The LC is not the most aggressive car on this list, and that is exactly why it belongs. It proves rear wheel drive can still be about beauty, rhythm, and confidence rather than sheer attack.

Porsche 911 GT3

Porsche 911 GT3

Image Credit: Porsche.

At the sharpest end of this conversation sits the 2026 Porsche 911 GT3, a car so exact in its mission that it can almost make other performance cars feel loosely edited. Porsche starts it at $235,800, rates it at 502 hp, and quotes 0 to 60 mph in 3.2 seconds. It still uses a naturally aspirated 4.0 liter flat six, and Porsche continues to offer the car with either PDK or an available six speed manual. That last detail matters enormously.

The GT3 is fast enough to live in the supercar conversation, but it still refuses to give up the tactile, driver centered details that make rear wheel drive cars feel personal rather than merely accomplished.

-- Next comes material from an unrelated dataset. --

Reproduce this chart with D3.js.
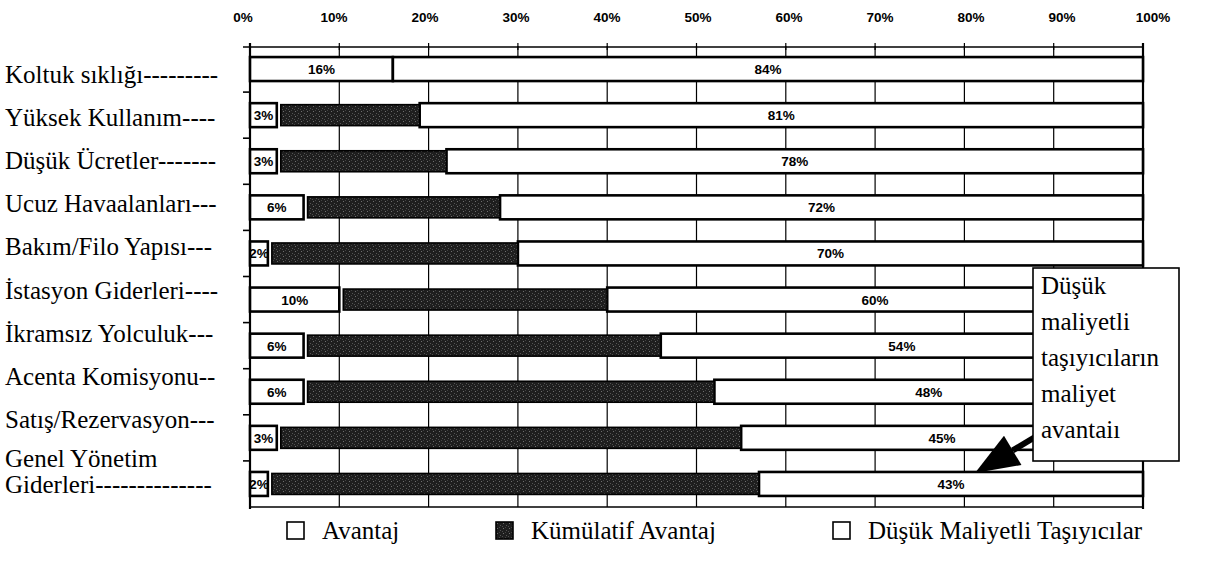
<!DOCTYPE html>
<html>
<head>
<meta charset="utf-8">
<script src="https://cdn.jsdelivr.net/npm/d3@7"></script>
<style>
  body { margin: 0; background: #fff; }
  svg { display: block; }
</style>
</head>
<body>
<svg id="chart" width="1213" height="563"></svg>
<script>
// ---- data ----
const categories = [
  "Koltuk sıklığı---------",
  "Yüksek Kullanım----",
  "Düşük Ücretler-------",
  "Ucuz Havaalanları---",
  "Bakım/Filo Yapısı---",
  "İstasyon Giderleri----",
  "İkramsız Yolculuk---",
  "Acenta Komisyonu--",
  "Satış/Rezervasyon---",
  "Genel Yönetim\nGiderleri--------------"
];
const avantaj          = [16, 3, 3, 6, 2, 10, 6, 6, 3, 2];
const kumulatifAvantaj = [0, 16, 19, 22, 28, 30, 40, 46, 52, 55];
const dusukMaliyetli   = [84, 81, 78, 72, 70, 60, 54, 48, 45, 43];

const tickValues = [0, 10, 20, 30, 40, 50, 60, 70, 80, 90, 100];
const tickLabels = ["0%", "10%", "20%", "30%", "40%", "50%", "60%", "70%", "80%", "90%", "100%"];

const seriesNames = ["Avantaj", "Kümülatif Avantaj", "Düşük Maliyetli Taşıyıcılar"];
const noteLines = ["Düşük", "maliyetli", "taşıyıcıların", "maliyet", "avantaiı"];

// ---- layout ----
const svg = d3.select("#chart");
const plot = { left: 250, right: 1143, top: 46, bottom: 507 };
const serif = "'Liberation Serif', 'Times New Roman', serif";
const sans = "'Liberation Sans', Arial, sans-serif";
const serifSize = 25;
const valueSize = 13.5;

const x = d3.scaleLinear().domain([0, 100]).range([plot.left, plot.right]);
const xText = d3.scaleLinear().domain([0, 100]).range([243, 1153]);
const y = d3.scaleBand().domain(categories)
  .range([plot.top, plot.bottom]).paddingInner(0.48).paddingOuter(0.24);
const yText = d3.scaleBand().domain(categories).range([53.5, 484.5]);

const rows = categories.map((c, i) => ({
  category: c,
  avantaj: avantaj[i],
  kumulatif: kumulatifAvantaj[i],
  dusuk: dusukMaliyetli[i]
}));
const layers = d3.stack().keys(["avantaj", "kumulatif", "dusuk"])(rows);

// grainy dark fill
const defs = svg.append("defs");
const pat = defs.append("pattern").attr("id", "grain")
  .attr("width", 6).attr("height", 5).attr("patternUnits", "userSpaceOnUse");
pat.append("rect").attr("width", 6).attr("height", 5).attr("fill", "#1e1e1e");
[[1, 1, "#6e6e6e"], [4, 3, "#555"], [3, 0, "#444"], [0, 4, "#4c4c4c"]].forEach(([px, py, c]) =>
  pat.append("rect").attr("x", px).attr("y", py).attr("width", 1).attr("height", 1).attr("fill", c));

defs.append("clipPath").attr("id", "labelClip")
  .append("rect").attr("x", 0).attr("y", 0).attr("width", 245).attr("height", 494);

// ---- gridlines ----
svg.append("g").selectAll("line").data(tickValues.slice(1, -1)).join("line")
  .attr("x1", d => x(d)).attr("x2", d => x(d))
  .attr("y1", plot.top).attr("y2", plot.bottom)
  .attr("stroke", "#000").attr("stroke-width", 1.2);

// ---- frame ----
const frame = svg.append("g").attr("stroke", "#000");
frame.append("line").attr("x1", 243).attr("x2", x(100)).attr("y1", 47).attr("y2", 47).attr("stroke-width", 1.6);
frame.append("line").attr("x1", x(0)).attr("x2", x(100)).attr("y1", plot.bottom).attr("y2", plot.bottom).attr("stroke-width", 1.6);
frame.append("line").attr("x1", x(0)).attr("x2", x(0)).attr("y1", 43).attr("y2", plot.bottom + 2).attr("stroke-width", 2.2);
frame.append("line").attr("x1", x(100)).attr("x2", x(100)).attr("y1", 43).attr("y2", plot.bottom + 2).attr("stroke-width", 2.2);

// top axis ticks
frame.append("g").selectAll("line").data(tickValues).join("line")
  .attr("x1", d => x(d)).attr("x2", d => x(d)).attr("y1", 43).attr("y2", 50).attr("stroke-width", 1.2);

// left ticks between bars
const boundaries = d3.range(1, categories.length).map(i => plot.top + i * y.step());
frame.append("g").selectAll("line").data(boundaries).join("line")
  .attr("x1", 243).attr("x2", x(0)).attr("y1", d => d).attr("y2", d => d).attr("stroke-width", 1.6);

// ---- top tick labels ----
svg.append("g").selectAll("text").data(tickValues).join("text")
  .attr("x", d => xText(d)).attr("y", 22)
  .attr("text-anchor", "middle")
  .attr("font-family", sans).attr("font-weight", "bold").attr("font-size", valueSize)
  .text((d, i) => tickLabels[i]);

// ---- bars ----
const bw = y.bandwidth();
const barG = svg.append("g");

// Avantaj segment
barG.append("g").selectAll("rect").data(layers[0]).join("rect")
  .attr("x", d => x(d[0])).attr("width", d => x(d[1]) - x(d[0]))
  .attr("y", d => y(d.data.category)).attr("height", bw)
  .attr("fill", "#fff").attr("stroke", "#000").attr("stroke-width", 2.6);

// Düşük maliyetli segment
barG.append("g").selectAll("rect").data(layers[2]).join("rect")
  .attr("x", d => x(d[0])).attr("width", d => x(d[1]) - x(d[0]))
  .attr("y", d => y(d.data.category)).attr("height", bw)
  .attr("fill", "#fff").attr("stroke", "#000").attr("stroke-width", 2.6);

// Kümülatif avantaj segment
barG.append("g").selectAll("rect").data(layers[1].filter(d => d[1] > d[0])).join("rect")
  .attr("x", d => x(d[0]) + 4).attr("width", d => x(d[1]) - x(d[0]) - 4)
  .attr("y", d => y(d.data.category) + 1.5).attr("height", bw - 3)
  .attr("fill", "url(#grain)").attr("stroke", "#000").attr("stroke-width", 1.6);

// value labels
const labelG = svg.append("g")
  .attr("font-family", sans).attr("font-weight", "bold").attr("font-size", valueSize)
  .attr("text-anchor", "middle");
[layers[0], layers[2]].forEach(layer => {
  labelG.append("g").selectAll("text").data(layer).join("text")
    .attr("x", d => x((d[0] + d[1]) / 2))
    .attr("y", d => y(d.data.category) + bw / 2 + 5)
    .text(d => (d[1] - d[0]) + "%");
});

// ---- category labels ----
const catG = svg.append("g").attr("clip-path", "url(#labelClip)")
  .attr("font-family", serif).attr("font-size", serifSize).attr("fill", "#000");
categories.forEach(c => {
  const lines = c.split("\n");
  const cy = yText(c) + yText.bandwidth() / 2;
  const text = catG.append("text").attr("x", 5);
  lines.forEach((ln, j) => {
    text.append("tspan")
      .attr("x", 5)
      .attr("y", cy + 8 + (lines.length > 1 ? -4 + j * 26 : 0))
      .text(ln);
  });
});

// ---- annotation ----
const arrowStart = [1055, 425], arrowTip = [975, 473];
const dx = arrowTip[0] - arrowStart[0], dy = arrowTip[1] - arrowStart[1];
const len = Math.hypot(dx, dy), ux = dx / len, uy = dy / len;
const headLen = 44, headHalf = 17;
const base = [arrowTip[0] - ux * headLen, arrowTip[1] - uy * headLen];
svg.append("line")
  .attr("x1", arrowStart[0]).attr("y1", arrowStart[1])
  .attr("x2", base[0]).attr("y2", base[1])
  .attr("stroke", "#000").attr("stroke-width", 6);
svg.append("polygon")
  .attr("points", [
    arrowTip,
    [base[0] - uy * headHalf, base[1] + ux * headHalf],
    [base[0] + uy * headHalf, base[1] - ux * headHalf]
  ].map(p => p.join(",")).join(" "))
  .attr("fill", "#000");

svg.append("rect")
  .attr("x", 1033).attr("y", 268).attr("width", 146).attr("height", 193)
  .attr("fill", "#fff").attr("stroke", "#000").attr("stroke-width", 1.6);
svg.append("g").attr("font-family", serif).attr("font-size", serifSize)
  .selectAll("text").data(noteLines).join("text")
  .attr("x", 1041).attr("y", (d, i) => 294 + i * 36)
  .text(d => d);

// ---- legend ----
const legendX = [287, 496, 833];
const legendFill = ["#fff", "url(#grain)", "#fff"];
const legend = svg.append("g").selectAll("g").data(seriesNames).join("g")
  .attr("transform", (d, i) => `translate(${legendX[i]},522)`);
legend.append("rect").attr("width", 17).attr("height", 17)
  .attr("fill", (d, i) => legendFill[i]).attr("stroke", "#000").attr("stroke-width", 1.6);
legend.append("text").attr("x", 35).attr("y", 17)
  .attr("font-family", serif).attr("font-size", serifSize)
  .text(d => d);
</script>
</body>
</html>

What separates the GT3 is the intensity of its focus. Everything about it feels arranged around the act of driving well. The engine wants revs. The chassis wants precision. The rear wheel drive layout wants commitment. Yet the car never feels like punishment. It feels like clarity.

That is why the GT3 is such a fitting endpoint for this article. It shows the most distilled version of what rear wheel drive can still be in 2026: not a nostalgic relic, but a highly evolved way of making a performance car feel honest, alive, and gloriously dependent on the human being in the seat.

Why Rear Wheel Drive Still Feels Worth Defending

Orange Chevrolet Corvette Z06

Image Credit: General Motors.

The strongest thing about this group is that no two cars are chasing the same mood. The Miata turns rear wheel drive into joy. The BRZ turns it into discipline. The Z4 makes it flirtatious. The M2 makes it combative. The Mustang makes it loud. The Blackwing makes it heroic.

The Stingray and Z06 show two different versions of American exotic confidence. The LC 500 turns it into elegance. The GT3 turns it into art. That range is exactly why the layout still matters. It leaves room for personality, and personality is what too many modern performance machines are in danger of sanding away.

Rear wheel drive in 2026 deserves that kind of attention because it is no longer an assumption. It is a choice, and the cars that still make that choice well are often the ones that stay with you. They do not all feel the same. They are not supposed to. The point is that each one gives the driver something increasingly precious: a sense that the machine is still talking back.